- Objective
Type out the complete listing below word for word, without its pictures.

- Provided material
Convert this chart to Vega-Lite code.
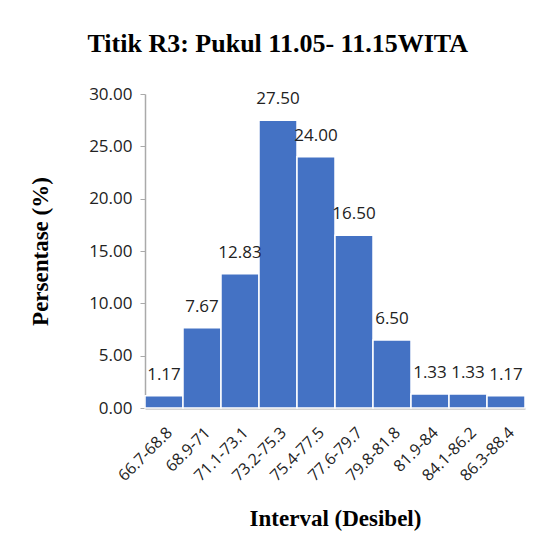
{
  "$schema": "https://vega.github.io/schema/vega-lite/v6.json",
  "width": 380,
  "height": 314,
  "padding": {"left": 29, "top": 31, "right": 20, "bottom": 10},
  "background": "white",
  "title": {
    "text": "Titik R3: Pukul 11.05- 11.15WITA",
    "font": "Liberation Serif",
    "fontSize": 26,
    "fontWeight": "bold",
    "color": "black",
    "anchor": "middle",
    "frame": "bounds",
    "offset": 28
  },
  "data": {
    "values": [
      {"interval": "66.7-68.8", "pct": 1.17},
      {"interval": "68.9-71", "pct": 7.67},
      {"interval": "71.1-73.1", "pct": 12.83},
      {"interval": "73.2-75.3", "pct": 27.5},
      {"interval": "75.4-77.5", "pct": 24.0},
      {"interval": "77.6-79.7", "pct": 16.5},
      {"interval": "79.8-81.8", "pct": 6.5},
      {"interval": "81.9-84", "pct": 1.33},
      {"interval": "84.1-86.2", "pct": 1.33},
      {"interval": "86.3-88.4", "pct": 1.17}
    ]
  },
  "encoding": {
    "x": {
      "field": "interval",
      "type": "nominal",
      "sort": null,
      "scale": {"paddingInner": 0, "paddingOuter": 0},
      "axis": {
        "title": "Interval (Desibel)",
        "titleFont": "Liberation Serif",
        "titleFontSize": 23,
        "titleFontWeight": "bold",
        "titleColor": "black",
        "titlePadding": 24,
        "labelAngle": -45,
        "labelFont": "Open Sans",
        "labelFontSize": 16,
        "labelColor": "#222",
        "labelPadding": 16,
        "ticks": false,
        "domainColor": "#aaaaaa",
        "domainWidth": 2
      }
    },
    "y": {
      "field": "pct",
      "type": "quantitative",
      "scale": {"domain": [0, 30]},
      "axis": {
        "title": "Persentase (%)",
        "titleFont": "Liberation Serif",
        "titleFontSize": 23,
        "titleFontWeight": "bold",
        "titleColor": "black",
        "titlePadding": 36,
        "values": [0, 5, 10, 15, 20, 25, 30],
        "format": ".2f",
        "labelFont": "Open Sans",
        "labelFontSize": 17,
        "labelColor": "#222",
        "labelPadding": 8,
        "grid": false,
        "tickColor": "#aaaaaa",
        "tickSize": 5,
        "domainColor": "#aaaaaa",
        "domainWidth": 1.5
      }
    }
  },
  "layer": [
    {
      "mark": {"type": "bar", "color": "#4472C4", "stroke": "white", "strokeWidth": 1.5}
    },
    {
      "mark": {"type": "text", "baseline": "bottom", "dy": -12, "font": "Open Sans", "fontSize": 17, "color": "#222"},
      "encoding": {"text": {"field": "pct", "type": "quantitative", "format": ".2f"}}
    }
  ],
  "config": {"view": {"stroke": null}}
}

- Finished answer
Convert this chart to Vega-Lite code.
{
  "$schema": "https://vega.github.io/schema/vega-lite/v6.json",
  "width": 380,
  "height": 314,
  "padding": {"left": 29, "top": 31, "right": 20, "bottom": 10},
  "background": "white",
  "title": {
    "text": "Titik R3: Pukul 11.05- 11.15WITA",
    "font": "Liberation Serif",
    "fontSize": 26,
    "fontWeight": "bold",
    "color": "black",
    "anchor": "middle",
    "frame": "bounds",
    "offset": 28
  },
  "data": {
    "values": [
      {"interval": "66.7-68.8", "pct": 1.17},
      {"interval": "68.9-71", "pct": 7.67},
      {"interval": "71.1-73.1", "pct": 12.83},
      {"interval": "73.2-75.3", "pct": 27.5},
      {"interval": "75.4-77.5", "pct": 24.0},
      {"interval": "77.6-79.7", "pct": 16.5},
      {"interval": "79.8-81.8", "pct": 6.5},
      {"interval": "81.9-84", "pct": 1.33},
      {"interval": "84.1-86.2", "pct": 1.33},
      {"interval": "86.3-88.4", "pct": 1.17}
    ]
  },
  "encoding": {
    "x": {
      "field": "interval",
      "type": "nominal",
      "sort": null,
      "scale": {"paddingInner": 0, "paddingOuter": 0},
      "axis": {
        "title": "Interval (Desibel)",
        "titleFont": "Liberation Serif",
        "titleFontSize": 23,
        "titleFontWeight": "bold",
        "titleColor": "black",
        "titlePadding": 24,
        "labelAngle": -45,
        "labelFont": "Open Sans",
        "labelFontSize": 16,
        "labelColor": "#222",
        "labelPadding": 16,
        "ticks": false,
        "domainColor": "#aaaaaa",
        "domainWidth": 2
      }
    },
    "y": {
      "field": "pct",
      "type": "quantitative",
      "scale": {"domain": [0, 30]},
      "axis": {
        "title": "Persentase (%)",
        "titleFont": "Liberation Serif",
        "titleFontSize": 23,
        "titleFontWeight": "bold",
        "titleColor": "black",
        "titlePadding": 36,
        "values": [0, 5, 10, 15, 20, 25, 30],
        "format": ".2f",
        "labelFont": "Open Sans",
        "labelFontSize": 17,
        "labelColor": "#222",
        "labelPadding": 8,
        "grid": false,
        "tickColor": "#aaaaaa",
        "tickSize": 5,
        "domainColor": "#aaaaaa",
        "domainWidth": 1.5
      }
    }
  },
  "layer": [
    {
      "mark": {"type": "bar", "color": "#4472C4", "stroke": "white", "strokeWidth": 1.5}
    },
    {
      "mark": {"type": "text", "baseline": "bottom", "dy": -12, "font": "Open Sans", "fontSize": 17, "color": "#222"},
      "encoding": {"text": {"field": "pct", "type": "quantitative", "format": ".2f"}}
    }
  ],
  "config": {"view": {"stroke": null}}
}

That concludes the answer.